According to a quarterly analysis by TheStreet.com Ratings, the industry reported a 2.7% increase in underwriting gains in the first quarter to $8.9 billion, from $8.7 billion in the first quarter of 2006. This year-over-year growth has slowed dramatically from double-digit growth in the previous five years.
The industry also reported a loss ratio -- the percentage of each premium dollar received that is paid out in claims and claims-related expenses -- of 64.7%, the lowest in more than 14 years. Its combined loss ratio -- claims plus claims-related expenses as a percentage of each premium -- came in at 91.1%.
With the property and casualty insurance market softening across all lines of business, it will be a challenge for insurers to sustain such attractive results in an increasingly competitive market. Insurers are forced to lower prices while taking on more risk, benefiting consumers through more stable -- or lower -- premium rates and better, easier-to-obtain coverage.

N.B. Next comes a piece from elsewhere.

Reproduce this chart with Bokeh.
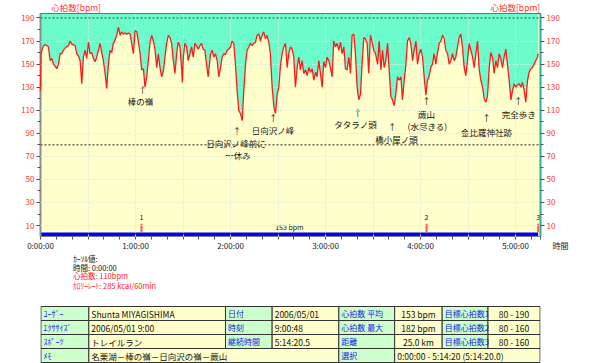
from bokeh.plotting import figure
from bokeh.models import Range1d, LinearAxis, FixedTicker, Span, ColumnDataSource
from bokeh.layouts import column
from bokeh.embed import file_html
from bokeh.resources import INLINE
from bokeh.core.properties import value

# ---------------- data: heart rate vs elapsed time (minutes) ----------------
t1 = [0.0, 0.4, 1.9, 3.0, 4.0, 5.0, 6.1, 7.2, 8.2, 9.3,
      10.3, 11.4, 12.4, 13.5, 14.5, 15.6, 16.6, 17.7, 18.7, 19.8,
      20.8, 21.9, 22.9, 24.0, 25.0, 26.1, 27.1, 28.2, 29.2, 30.3,
      31.3, 32.4, 33.4, 34.5, 35.5, 36.6, 37.6, 38.7, 39.7, 40.8,
      41.8, 42.9, 43.9, 45.0, 46.0, 47.1, 48.2, 49.2, 50.3, 51.3,
      52.4, 53.4, 54.5, 55.5, 56.6, 57.6, 58.7, 59.7, 60.8, 61.8,
      62.9, 63.9, 65.0, 66.0, 67.1, 68.1, 69.2, 70.2, 71.3, 72.3,
      73.4, 74.4, 75.5, 76.5, 77.6, 78.6, 79.7, 80.7, 81.8, 82.8,
      83.9, 84.9, 86.0, 87.0, 88.1, 89.1, 89.6, 90.2, 91.2, 92.3,
      93.3, 94.4, 95.4, 96.5, 97.5, 98.6, 99.6, 100.7, 101.7, 102.8,
      103.8, 104.9, 105.9]
hr1 = [127, 160, 166, 167, 166, 165, 153, 155, 150, 148,
       146, 150, 159, 159, 162, 164, 165, 166, 170, 167,
       167, 166, 159, 157, 153, 133, 156, 162, 155, 169,
       159, 160, 155, 152, 156, 162, 168, 160, 153, 142,
       129, 150, 162, 160, 168, 171, 175, 182, 175, 178,
       176, 177, 176, 177, 176, 168, 159, 179, 178, 170,
       159, 145, 146, 130, 139, 153, 169, 175, 170, 163,
       147, 159, 147, 139, 144, 156, 168, 175, 173, 168,
       153, 142, 159, 169, 165, 147, 134, 156, 168, 165,
       153, 159, 165, 156, 168, 166, 163, 166, 168, 163,
       162, 150, 139]

t2 = [107.4, 108.4, 109.5, 110.5, 111.6, 112.6, 113.7, 114.7, 115.8, 116.8,
      117.9, 118.9, 120.0, 121.0, 122.1, 123.1, 124.2, 125.2, 126.3, 127.4,
      128.4, 129.5, 130.5, 131.6, 132.6, 133.7, 134.7, 135.8, 136.8, 137.9,
      138.9, 140.0, 141.0, 142.1, 143.1, 144.2, 145.2, 146.3, 147.4, 148.4,
      149.5, 150.5, 151.6, 152.6, 153.7, 154.7, 155.8, 156.8, 157.9, 158.9,
      160.0, 161.0, 162.1, 163.1, 164.2, 165.2, 166.3, 167.4, 168.4, 169.5,
      170.5, 171.6, 172.6, 173.7, 174.7, 175.8, 176.8, 177.9, 178.9, 180.0,
      181.0, 182.1, 183.1, 184.2, 185.2, 186.3, 187.3, 188.4, 189.5, 190.5,
      191.6, 192.6, 193.7, 194.7, 195.8, 196.8, 197.9, 198.9, 200.0, 201.0,
      202.1, 203.1, 204.2, 205.2, 206.3, 207.3, 208.4, 209.5, 210.5, 211.6]
hr2 = [159, 162, 156, 159, 153, 139, 147, 156, 159, 158,
       162, 163, 165, 170, 168, 150, 127, 110, 107, 101,
       127, 150, 162, 165, 168, 166, 168, 169, 175, 176,
       170, 175, 178, 172, 175, 169, 159, 130, 113, 107,
       124, 130, 149, 159, 165, 168, 147, 159, 165, 163,
       156, 130, 147, 156, 145, 153, 142, 145, 140, 147,
       143, 146, 136, 143, 139, 153, 142, 130, 152, 147,
       156, 153, 147, 139, 170, 165, 168, 162, 169, 159,
       165, 146, 145, 156, 142, 175, 176, 159, 130, 119,
       124, 150, 173, 172, 168, 142, 175, 169, 162, 159]

t3 = [212.9, 213.9, 215.0, 216.0, 217.1, 218.1, 219.2, 220.2, 221.3, 222.3,
      223.4, 224.4, 225.5, 226.5, 227.6, 228.6, 229.7, 230.8, 231.8, 232.9,
      233.9, 235.0, 236.0, 237.1, 238.1, 239.2, 240.2, 241.3, 242.3, 243.4,
      244.4, 245.5, 246.5, 247.6, 248.6, 249.7, 250.7, 251.8, 252.9, 253.9,
      255.0, 256.0, 257.1, 258.1, 259.2, 260.2, 261.3, 262.3, 263.4, 264.4,
      265.5, 266.5, 267.6, 268.6, 269.7, 270.7, 271.8, 272.9, 273.9, 275.0,
      276.0, 277.1, 278.1, 279.2, 280.2, 281.3, 282.3, 283.4, 284.4, 285.5,
      286.5, 287.6, 288.6, 289.7, 290.7, 291.8, 292.8, 293.9, 294.9, 296.0,
      297.1, 298.1, 299.2, 300.2, 301.3, 302.3, 303.4, 304.4, 305.5, 306.5,
      307.6, 308.6, 309.7, 310.7, 311.8, 312.8, 313.9, 314.3]
hr3 = [150, 170, 145, 162, 147, 153, 168, 145, 122, 119,
       114, 124, 139, 136, 139, 119, 136, 150, 170, 173,
       168, 153, 162, 170, 150, 159, 163, 156, 139, 123,
       136, 140, 147, 150, 159, 150, 159, 168, 170, 175,
       172, 162, 159, 150, 153, 159, 153, 156, 165, 173,
       176, 165, 147, 140, 153, 168, 162, 156, 147, 159,
       170, 145, 136, 130, 120, 117, 122, 147, 160, 156,
       142, 153, 147, 159, 155, 147, 156, 163, 150, 136,
       119, 127, 133, 130, 132, 133, 130, 134, 127, 117,
       136, 143, 146, 147, 150, 153, 156, 159]

elapsed_min = t1 + t2 + t3
heart_rate = hr1 + hr2 + hr3

hour_ticks = [0, 60, 120, 180, 240, 300]
hour_labels = ["0:00:00", "1:00:00", "2:00:00", "3:00:00", "4:00:00", "5:00:00"]
hr_ticks = [10, 30, 50, 70, 90, 110, 130, 150, 170, 190]
hr_minor_ticks = [20, 40, 60, 80, 100, 120, 140, 160, 180]
y_axis_title = "心拍数[bpm]"
x_axis_title = "時間"

zone_low, zone_high = 80, 190
sel_start, sel_end = 0.0, 314.33
avg_hr = 153
lap_times = [63.8, 243.8, 314.3]
lap_names = ["1", "2", "3"]

ann_text = ["↑", "棒の嶺",
            "↑", "日向沢ノ峰前に", "一休み",
            "↑", "日向沢ノ峰",
            "↑", "タタラノ頭",
            "↑", "橋小屋ノ頭",
            "↑", "蕨山", "(水尽きる)",
            "↑", "金比羅神社跡",
            "↑", "完全歩き"]
ann_x = [64.4, 63.2,
         124.1, 123.5, 124.7,
         147.0, 146.8,
         200.4, 199.0,
         222.1, 224.8,
         243.8, 243.8, 244.4,
         281.7, 281.7,
         301.7, 302.1]
ann_y = [128.1, 118.4,
         92.7, 81.7, 71.0,
         104.2, 92.7,
         108.5, 97.9,
         96.7, 85.3,
         119.1, 107.1, 96.7,
         104.2, 91.2,
         118.6, 106.5]

cursor_lines = ["ｶｰｿﾙ値:", "時間: 0:00:00", "心拍数: 110bpm", "ｶﾛﾘｰﾚｰﾄ: 285 kcal/60min"]
cursor_colors = ["#111111", "#111111", "#ff2020", "#ff2020"]

info_labels = [["ﾕｰｻﾞｰ", "日付", "心拍数 平均", "目標心拍数1"],
               ["ｴｸｻｻｲｽﾞ", "時刻", "心拍数 最大", "目標心拍数2"],
               ["ｽﾎﾟｰﾂ", "継続時間", "距離", "目標心拍数3"]]
info_values = [["Shunta MIYAGISHIMA", "2006/05/01", "153 bpm", "80 - 190"],
               ["2006/05/01 9:00", "9:00:48", "182 bpm", "80 - 160"],
               ["トレイルラン", "5:14:20.5", "25.0 km", "80 - 160"]]
memo_label, memo_text = "ﾒﾓ", "名栗湖－棒の嶺－日向沢の嶺－蕨山"
sel_label, sel_text = "選択", "0:00:00 - 5:14:20 (5:14:20.0)"

# ---------------- styling ----------------
FONT = "Noto Sans CJK JP"
RED = "#ff3333"
Y_MIN, Y_TOP = 0.5, 193.9
X_END = 500 / 95 * 60

# --- top strip: axis titles ---
top = figure(width=600, height=13, x_range=Range1d(0, 600), y_range=Range1d(13, 0),
             output_backend="svg", toolbar_location=None, min_border=0,
             x_axis_location=None, y_axis_location=None, outline_line_color=None,
             background_fill_color="#ffffff", border_fill_color="#ffffff")
top.grid.visible = False
top.text(x=[13, 540], y=[6.5, 6.5], text=[y_axis_title, y_axis_title], text_color=RED,
         text_font=value(FONT), text_font_size="8.5px", text_align="left", text_baseline="middle")

# --- chart ---
p = figure(width=600, height=240, x_range=Range1d(0, X_END), y_range=Range1d(Y_MIN, Y_TOP),
           output_backend="svg", toolbar_location=None,
           min_border_left=40, min_border_right=60, min_border_top=0, min_border_bottom=16,
           background_fill_color="#ffffcc", border_fill_color="#ffffff",
           outline_line_color="#505050", outline_line_width=1)

p.varea(x=elapsed_min, y1=heart_rate, y2=Y_TOP, fill_color="#6cfccc")

p.xgrid.ticker = FixedTicker(ticks=[30, 60, 90, 120, 150, 180, 210, 240, 270, 300])
p.ygrid.ticker = FixedTicker(ticks=hr_ticks[:-1])
p.grid.grid_line_color = "#d8eedc"
p.grid.grid_line_dash = "2 2"
p.grid.level = "guide"

r = p.line(elapsed_min, heart_rate, line_color="#ff1a1a", line_width=1.3)
r.level = "annotation"

p.add_layout(Span(location=zone_high, dimension="width", line_color="#2f8f6f",
                  line_dash="2 2", line_width=1.5))
p.add_layout(Span(location=zone_low, dimension="width", line_color="#6a6a5a",
                  line_dash="2 2", line_width=1.5))

p.quad(left=[sel_start], right=[sel_end], bottom=Y_MIN, top=4, fill_color="#0000ff", line_color=None)
p.segment(x0=lap_times, y0=4, x1=lap_times, y1=11.5, line_color="#ff5a5a", line_width=2)
p.text(x=lap_times, y=17.5, text=lap_names, text_font=value(FONT), text_font_size="7px",
       text_align="center", text_baseline="middle", text_color="#111111")
p.text(x=[(sel_start + sel_end) / 2], y=[8.6], text=[f"{avg_hr} bpm"], text_font=value(FONT),
       text_font_size="7px", text_align="center", text_baseline="middle", text_color="#111111")

src = ColumnDataSource(dict(x=ann_x, y=ann_y, text=ann_text))
p.text(x="x", y="y", text="text", source=src, text_font=value(FONT), text_font_size="8.5px",
       text_align="center", text_baseline="middle", text_color="#111111")

# x axis; the axis title "時間" hangs off its right end (padded with ideographic spaces)
title_tick = X_END - 0.01
xa = p.xaxis[0]
xa.ticker = FixedTicker(ticks=hour_ticks + [title_tick],
                        minor_ticks=[m for m in range(10, 320, 10) if m % 60])
overrides = dict(zip(hour_ticks, hour_labels))
overrides[title_tick] = "\u3000" * 5 + x_axis_title
xa.major_label_overrides = overrides
xa.axis_line_color = "#808080"
xa.major_tick_line_color = "#505050"
xa.minor_tick_line_color = "#505050"
xa.major_tick_in = 0
xa.major_tick_out = 3
xa.minor_tick_in = 0
xa.minor_tick_out = 3
xa.major_label_standoff = 0
xa.major_label_text_font = FONT
xa.major_label_text_font_size = "8px"
xa.major_label_text_color = "#222222"

def style_y(ax, line_color):
    ax.ticker = FixedTicker(ticks=hr_ticks, minor_ticks=hr_minor_ticks)
    ax.axis_line_color = line_color
    ax.axis_line_width = 2
    ax.major_tick_line_color = "#505050"
    ax.minor_tick_line_color = "#505050"
    ax.major_tick_in = 0
    ax.major_tick_out = 4
    ax.minor_tick_in = 0
    ax.minor_tick_out = 3
    ax.major_label_standoff = 2
    ax.major_label_text_font = FONT
    ax.major_label_text_font_size = "8px"
    ax.major_label_text_color = RED

style_y(p.yaxis[0], "#8c8c8c")
ra = LinearAxis()
style_y(ra, "#20b2a0")
p.add_layout(ra, "right")

# --- bottom strip: cursor info + summary table ---
tb = figure(width=600, height=110, x_range=Range1d(0, 600), y_range=Range1d(363, 253),
            output_backend="svg", toolbar_location=None, min_border=0,
            x_axis_location=None, y_axis_location=None, outline_line_color=None,
            background_fill_color="#ffffff", border_fill_color="#ffffff")
tb.grid.visible = False

tb.text(x=[39] * 4, y=[258, 266.7, 275, 284.7], text=cursor_lines, text_color=cursor_colors,
        text_font=value(FONT), text_font_size="7.5px", text_align="left", text_baseline="middle")

col_edges = [0.5, 58, 222, 278, 358, 425, 482, 537, 599.5]
row_edges = [306, 320, 334, 348, 362]

cells = []
for ri in range(3):
    for ci in range(4):
        cells.append((2 * ci, 2 * ci + 1, ri, info_labels[ri][ci], True))
        cells.append((2 * ci + 1, 2 * ci + 2, ri, info_values[ri][ci], False))
cells += [(0, 1, 3, memo_label, True), (1, 4, 3, memo_text, False),
          (4, 5, 3, sel_label, True), (5, 8, 3, sel_text, False)]

q = dict(left=[], right=[], top=[], bottom=[], fill=[])
groups = {k: dict(x=[], y=[], text=[], color=[]) for k in ("label", "left", "center")}
for cs, ce, ri, text, is_label in cells:
    L, R = col_edges[cs], col_edges[ce]
    T, B = row_edges[ri], row_edges[ri + 1]
    q["left"].append(L); q["right"].append(R); q["top"].append(T); q["bottom"].append(B)
    q["fill"].append("#ccffcc" if is_label else "#ffffcc")
    centered = (not is_label) and ce - cs == 1 and cs in (5, 7)
    key = "label" if is_label else ("center" if centered else "left")
    g = groups[key]
    g["x"].append((L + R) / 2 if centered else L + 3)
    g["y"].append((T + B) / 2)
    g["text"].append(text)
    g["color"].append("#1a1ae6" if is_label else "#111111")

tb.quad(left="left", right="right", top="top", bottom="bottom", fill_color="fill",
        line_color="#333333", line_width=1, source=ColumnDataSource(q))
tb.text(x="x", y="y", text="text", text_color="color", source=ColumnDataSource(groups["label"]),
        text_font=value(FONT), text_font_size="8px", text_align="left", text_baseline="middle")
tb.text(x="x", y="y", text="text", text_color="color", source=ColumnDataSource(groups["left"]),
        text_font=value(FONT), text_font_size="8.5px", text_align="left", text_baseline="middle")
tb.text(x="x", y="y", text="text", text_color="color", source=ColumnDataSource(groups["center"]),
        text_font=value(FONT), text_font_size="8.5px", text_align="center", text_baseline="middle")

layout = column(top, p, tb, spacing=0)
open("out.html", "w").write(file_html(layout, INLINE))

Insurers, conversely, will likely have to take on more risk by providing insurance they may have otherwise rejected or charged a higher premium. The insurers are apt to take on that risk in order to gain the premium and invest it for potential investment gains.
How It Works
Everything from dog-bite liability to medical malpractice to business interruption to homeowners coverage is included in the broad sector of property and casualty insurance. The common denominator in these and the more than 30 other lines of property and casualty business is the need to mitigate risk. Anyone from the individual homeowner to the multinational corporation who is at risk for loss turns to a property and casualty insurer to transfer that risk.
Historically, property and casualty companies run their core business -- underwriting -- at a loss. In other words, the amount they pay out in claims is higher than the premiums they bring in. Underwriting losses have typically been the name of the game for the industry for decades.